Oct 042011
 
Authors: Marcus Moritz

Jazz is sometimes informally defined as “a collection of musicians all in the same place playing different songs at once.”

Tonight there will be a jazz ensemble showcasing just that style of music. The concert will be held in the Griffin concert hall at the University Center for the Arts at 7:30 p.m.

The ensemble is part of the curriculum for one of the music performance classes at CSU.

The concert is going to mainly be the style of bebop jazz, which originates from the 1950s and ‘60s.

“It is fun and daring music, with a sense of humor and athleticism,” said Peter Sommers, the director of the ensemble. “It is usually defined by its intricate rhythms and melodies, coupled with an advanced sense of harmony when compared to music from the swing era.”

This particular jazz style is traditionally faster than regular jazz, with a large part of bebop focusing on improvisation and solos.

“There will be a lot of energy coming from the band,” Ryan Sullivan, a fourth year trumpet performance major said. “We are only playing two or three songs that have slow tempos.”

The jazz style also focuses on big band performance, an aspect that the ensemble will also be showing off tonight.

“Every era of jazz is written partially for a big jazz group,” said Jennifer Clary, a spokesperson for the music department and the jazz ensemble.

“It will be a good chance to get to know the band,” Sullivan said. “No one is going to be buried or not get to play more than others. There is also going to be a lot of improv.”

As well as showing what bebop is, the jazz ensemble will also be performing artists from the bebop era that represent the sound of the 1950s and ‘60s jazz scene.

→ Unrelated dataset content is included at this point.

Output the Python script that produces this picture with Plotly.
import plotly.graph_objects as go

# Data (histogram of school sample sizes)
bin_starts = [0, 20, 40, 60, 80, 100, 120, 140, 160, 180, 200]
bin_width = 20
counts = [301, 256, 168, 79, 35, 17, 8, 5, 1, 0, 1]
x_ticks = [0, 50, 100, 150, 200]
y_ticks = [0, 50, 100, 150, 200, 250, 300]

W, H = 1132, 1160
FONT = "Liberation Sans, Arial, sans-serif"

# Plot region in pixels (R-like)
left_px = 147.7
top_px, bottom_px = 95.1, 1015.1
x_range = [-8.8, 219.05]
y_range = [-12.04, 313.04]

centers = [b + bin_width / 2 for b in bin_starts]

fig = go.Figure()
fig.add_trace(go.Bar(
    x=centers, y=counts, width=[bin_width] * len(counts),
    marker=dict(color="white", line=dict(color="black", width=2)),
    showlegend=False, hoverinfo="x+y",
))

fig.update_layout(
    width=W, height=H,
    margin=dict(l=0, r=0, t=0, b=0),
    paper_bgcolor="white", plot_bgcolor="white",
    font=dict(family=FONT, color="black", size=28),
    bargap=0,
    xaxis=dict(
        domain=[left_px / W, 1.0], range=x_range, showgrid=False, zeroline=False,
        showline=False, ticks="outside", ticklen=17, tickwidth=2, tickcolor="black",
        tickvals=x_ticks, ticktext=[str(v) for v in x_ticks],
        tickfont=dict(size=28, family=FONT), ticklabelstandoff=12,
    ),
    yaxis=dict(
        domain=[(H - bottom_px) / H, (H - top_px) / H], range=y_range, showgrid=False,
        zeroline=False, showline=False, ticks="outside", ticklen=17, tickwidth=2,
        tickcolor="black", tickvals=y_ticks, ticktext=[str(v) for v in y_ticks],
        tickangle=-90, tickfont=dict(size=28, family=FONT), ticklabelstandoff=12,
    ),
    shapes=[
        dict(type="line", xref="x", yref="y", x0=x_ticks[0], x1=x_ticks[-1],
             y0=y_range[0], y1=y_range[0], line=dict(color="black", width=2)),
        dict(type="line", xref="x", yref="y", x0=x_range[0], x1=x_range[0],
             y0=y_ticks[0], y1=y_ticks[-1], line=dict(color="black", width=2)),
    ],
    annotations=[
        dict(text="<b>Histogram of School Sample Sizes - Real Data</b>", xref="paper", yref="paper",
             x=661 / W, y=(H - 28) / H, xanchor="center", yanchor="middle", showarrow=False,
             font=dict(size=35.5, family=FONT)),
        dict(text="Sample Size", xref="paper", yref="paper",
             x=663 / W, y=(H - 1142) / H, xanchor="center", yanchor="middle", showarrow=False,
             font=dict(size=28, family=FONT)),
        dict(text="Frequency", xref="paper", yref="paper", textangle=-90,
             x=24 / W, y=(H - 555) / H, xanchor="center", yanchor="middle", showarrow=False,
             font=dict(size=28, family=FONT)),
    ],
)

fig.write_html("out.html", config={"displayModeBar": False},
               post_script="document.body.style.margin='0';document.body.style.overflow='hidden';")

“Dizzy Gillespie, the great trumpeter, wrote many great bebop tunes that lend themselves to arrangement, so he is the most represented,” Sommers said.

The performers are part of the music department, and to get into the jazz performance classes, you must audition for a spot.

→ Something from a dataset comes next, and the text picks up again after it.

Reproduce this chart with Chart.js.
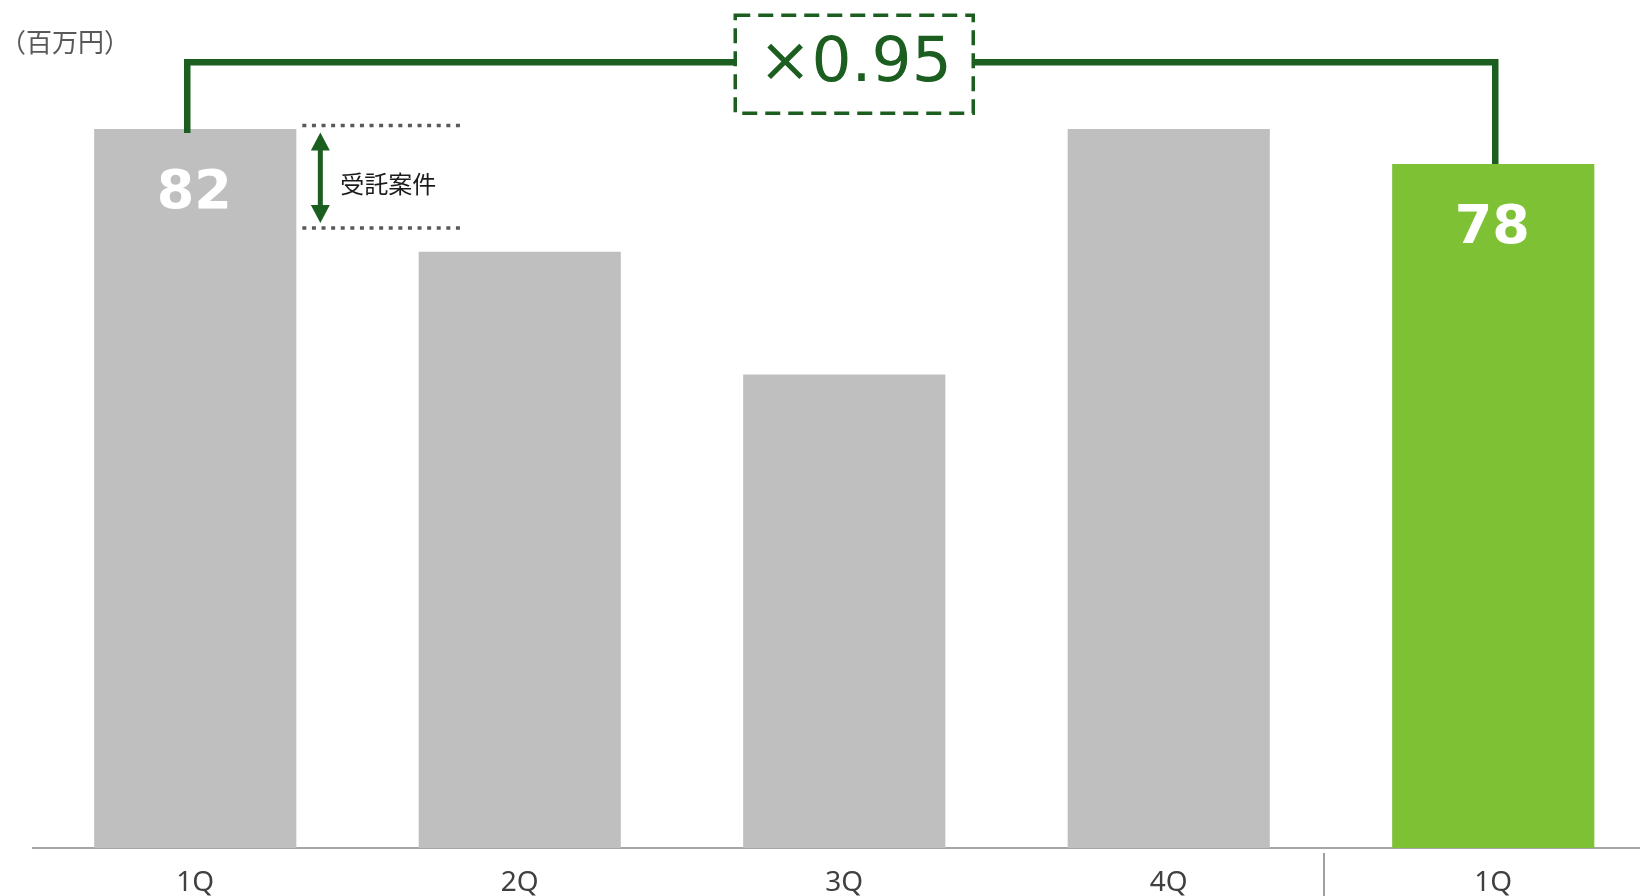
<!DOCTYPE html>
<html>
<head>
<meta charset="utf-8">
<script src="https://cdn.jsdelivr.net/npm/chart.js@4"></script>
<style>
  html, body { margin: 0; padding: 0; background: #fff; overflow: hidden; }
  #wrap { position: absolute; left: 0; top: 0; }
</style>
</head>
<body>
<div id="wrap"><canvas id="salesChart" width="1660" height="896"></canvas></div>
<script>
// квартальные данные (млн иен)
const quarters = ['1Q', '2Q', '3Q', '4Q', '1Q'];
const sales = [82, 68, 54, 82, 78];
const barColors = ['#bfbfbf', '#bfbfbf', '#bfbfbf', '#bfbfbf', '#7fc134'];
const showValue = [true, false, false, false, true];
const contractRange = [70.7, 82.4]; // диапазон "受託案件" у первого столбца
const ratioText = '×0.95';
const unitText = '（百万円）';
const yMax = 95;

const GREEN = '#1b5e20';

//------------подписи, скобка и пояснения поверх графика-----------------
const overlayPlugin = {
  id: 'overlay',
  afterDatasetsDraw(chart) {
    const ctx = chart.ctx;
    const y = chart.scales.y;
    const bars = chart.getDatasetMeta(0).data;
    ctx.save();

    // значения внутри столбцов
    ctx.fillStyle = '#fff';
    ctx.font = 'bold 54px "DejaVu Sans"';
    ctx.textAlign = 'center';
    ctx.textBaseline = 'alphabetic';
    bars.forEach((bar, i) => {
      if (!showValue[i]) return;
      ctx.fillText(String(sales[i]), bar.x - 1, y.getPixelForValue(sales[i]) + 79);
    });

    // скобка сравнения 1Q -> 1Q
    const first = bars[0], last = bars[bars.length - 1];
    const xl = first.x - 8, xr = last.x + 2;
    const yl = y.getPixelForValue(89.6);
    const boxW = 238, boxH = 98;
    const boxCx = chart.scales.x.getPixelForValue(2) + 10;
    const boxCy = yl + 2;
    ctx.strokeStyle = GREEN;
    ctx.lineWidth = 6.5;
    ctx.lineCap = 'butt';
    ctx.beginPath();
    ctx.moveTo(xl, y.getPixelForValue(sales[0]) + 4);
    ctx.lineTo(xl, yl);
    ctx.lineTo(boxCx - boxW / 2, yl);
    ctx.moveTo(boxCx + boxW / 2, yl);
    ctx.lineTo(xr, yl);
    ctx.lineTo(xr, y.getPixelForValue(sales[4]));
    ctx.stroke();

    // пунктирная рамка с коэффициентом
    ctx.lineWidth = 3.5;
    ctx.setLineDash([15, 8]);
    ctx.strokeRect(boxCx - boxW / 2, boxCy - boxH / 2, boxW, boxH);
    ctx.setLineDash([]);
    ctx.fillStyle = GREEN;
    ctx.font = '63px "DejaVu Sans"';
    ctx.fillText(ratioText, boxCx + 1, boxCy + 17);

    // точечные линии и стрелка "受託案件"
    const x0 = first.x + first.width / 2 + 6;
    const yTop = y.getPixelForValue(contractRange[1]);
    const yBot = y.getPixelForValue(contractRange[0]);
    ctx.strokeStyle = '#595959';
    ctx.lineWidth = 3.5;
    ctx.setLineDash([4, 5.6]);
    [yTop, yBot].forEach(yy => {
      ctx.beginPath();
      ctx.moveTo(x0, yy);
      ctx.lineTo(x0 + 163, yy);
      ctx.stroke();
    });
    ctx.setLineDash([]);

    const ax = first.x + first.width / 2 + 24;
    const t1 = yTop + 7, t2 = yBot - 5;
    ctx.strokeStyle = GREEN;
    ctx.lineWidth = 5;
    ctx.beginPath();
    ctx.moveTo(ax, t1 + 15);
    ctx.lineTo(ax, t2 - 15);
    ctx.stroke();
    ctx.fillStyle = GREEN;
    ctx.beginPath();
    ctx.moveTo(ax, t1);
    ctx.lineTo(ax + 9.5, t1 + 18);
    ctx.lineTo(ax - 9.5, t1 + 18);
    ctx.closePath();
    ctx.moveTo(ax, t2);
    ctx.lineTo(ax + 9.5, t2 - 18);
    ctx.lineTo(ax - 9.5, t2 - 18);
    ctx.closePath();
    ctx.fill();

    ctx.fillStyle = '#1a1a1a';
    ctx.font = '24px "Noto Sans CJK JP"';
    ctx.textAlign = 'left';
    ctx.textBaseline = 'middle';
    ctx.fillText('受託案件', first.x + first.width / 2 + 44, (yTop + yBot) / 2 + 7);

    // единица измерения
    ctx.fillStyle = '#595959';
    ctx.font = '26px "Noto Sans CJK JP"';
    ctx.textBaseline = 'middle';
    ctx.fillText(unitText, 0, 42);

    // разделитель между годами
    const sx = (chart.scales.x.getPixelForValue(3) + chart.scales.x.getPixelForValue(4)) / 2 - 7;
    ctx.strokeStyle = '#808080';
    ctx.lineWidth = 1.5;
    ctx.beginPath();
    ctx.moveTo(sx, chart.chartArea.bottom + 5);
    ctx.lineTo(sx, chart.height);
    ctx.stroke();

    ctx.restore();
  }
};

window.addEventListener('load', () => { main1() });

function main1() {
  const ctx = document.getElementById('salesChart').getContext('2d');
  new Chart(ctx, {
    type: 'bar',
    data: {
      labels: quarters,
      datasets: [{
        data: sales,
        backgroundColor: barColors,
        borderWidth: 0,
        categoryPercentage: 1,
        barPercentage: 0.623
      }]
    },
    options: {
      responsive: false,
      animation: false,
      devicePixelRatio: 1,
      layout: { padding: { left: 33, right: 4.5, top: 15, bottom: 0 } },
      plugins: {
        legend: { display: false },
        tooltip: { enabled: false }
      },
      scales: {
        x: {
          grid: { display: false, drawTicks: false },
          border: { display: true, color: '#a6a6a6', width: 2 },
          ticks: {
            color: '#404040',
            font: { family: 'Noto Sans', size: 28 },
            padding: 18,
            autoSkip: false,
            maxRotation: 0
          },
          afterFit: (scale) => { scale.height = 48; }
        },
        y: {
          display: false,
          min: 0,
          max: yMax
        }
      }
    },
    plugins: [overlayPlugin]
  });
}
</script>
</body>
</html>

“I became a jazz trumpeter for my love of jazz music,” Sullivan said. “My dad taught music and was always listening to jazz artists like Miles Davis and Fred Hersch, which made me want to become a trumpet player.”

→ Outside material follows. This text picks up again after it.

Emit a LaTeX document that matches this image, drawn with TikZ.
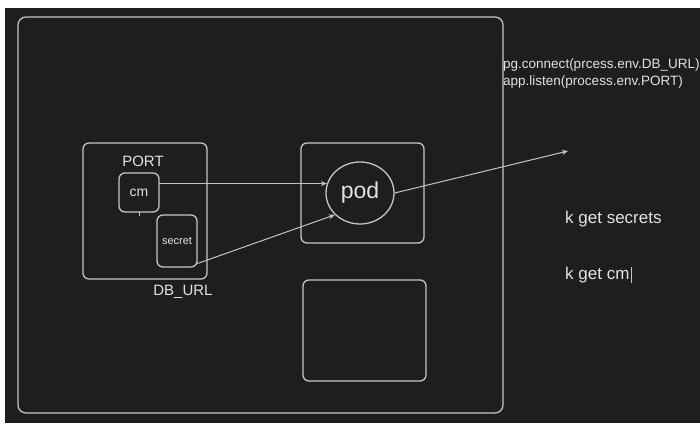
\documentclass[tikz,border=0pt]{standalone}
\usepackage{fontspec}
\setmainfont{Liberation Sans}
\usetikzlibrary{arrows.meta,shapes.geometric}
\definecolor{canvas}{HTML}{1E1E1E}
\definecolor{ink}{HTML}{C4C4C4}
\definecolor{txt}{HTML}{E2E2E2}
\newcommand\fsz[1]{\fontsize{#1}{#1}\selectfont}
\begin{document}
\begin{tikzpicture}[x=1pt,y=-1pt,
  box/.style={draw=ink, line width=1.3pt, rounded corners=6pt, inner sep=0pt,
              outer sep=0pt, anchor=north west, text=txt},
  label/.style={text=txt, inner sep=0pt},
  arr/.style={draw=ink, line width=1pt, -{Stealth[length=6pt,width=5pt]}}]
% page: white margin strip and dark canvas
\fill[white] (0,0) rectangle (700,423);
\fill[canvas] (5,8) rectangle (700,423);
\useasboundingbox (0,0) rectangle (700,423);

% cluster frame
\node[box, rounded corners=8pt, minimum width=485pt, minimum height=396pt] (cluster) at (18,17) {};

% config group with cm and secret
\node[box, minimum width=124pt, minimum height=136pt] (cfg) at (83,143) {};
\node[label, font=\fsz{15}] (port) at (143,161) {PORT};
\node[box, minimum width=40pt, minimum height=39pt, font=\fsz{14}] (cm) at (119,173) {cm};
\draw[ink, line width=1pt] (cm.south) -- ++(0,4);
\node[box, minimum width=40pt, minimum height=52pt, font=\fsz{11}] (secret) at (157,215) {secret};
\node[label, font=\fsz{15}] (dburl) at (183,292) {DB\_URL};

% pod frame
\node[box, minimum width=123pt, minimum height=100pt] (podbox) at (301,143) {};
\node[ellipse, draw=ink, line width=1.3pt, minimum width=68pt, minimum height=62pt,
      inner sep=0pt, text=txt, font=\fsz{23}] (pod) at (360,193) {pod};

% empty frame below
\node[box, minimum width=123pt, minimum height=101pt] (spare) at (303,280) {};

% connectors
\coordinate (farend) at (568,151);
\draw[arr] (cm.east |- pod.164) -- (pod.164);
\draw[arr] ([shift={(-1pt,3pt)}]secret.south east) -- (pod.221);
\draw[arr] (pod.east) -- (farend);

% notes
\node[label, anchor=west, font=\fsz{13.5}] (connect) at (503,65) {pg.connect(prcess.env.DB\_URL)};
\node[label, anchor=west, font=\fsz{13.5}] (listen) at (503,82) {app.listen(process.env.PORT)};
\node[label, anchor=west, font=\fsz{17}] (ksec) at (565,219) {k get secrets};
\node[label, anchor=west, font=\fsz{17}] (kcm) at (565,275) {k get cm};
\draw[ink, line width=0.8pt] ([xshift=1.5pt]kcm.north east) -- ([xshift=1.5pt]kcm.south east);
\end{tikzpicture}
\end{document}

Because bebop jazz focuses a lot on improvisation, it lends itself to certain musical qualities that other jazz styles lack.

“The focus of my study is improv. You have to have a certain level of technical ability before you can be able to do it properly and still do well,” Sullivan said. “My favorite part of playing bebop jazz is the challenge; it is played at a faster tempo, so there is a feeling of gratification of success when you play the changes in the music properly.”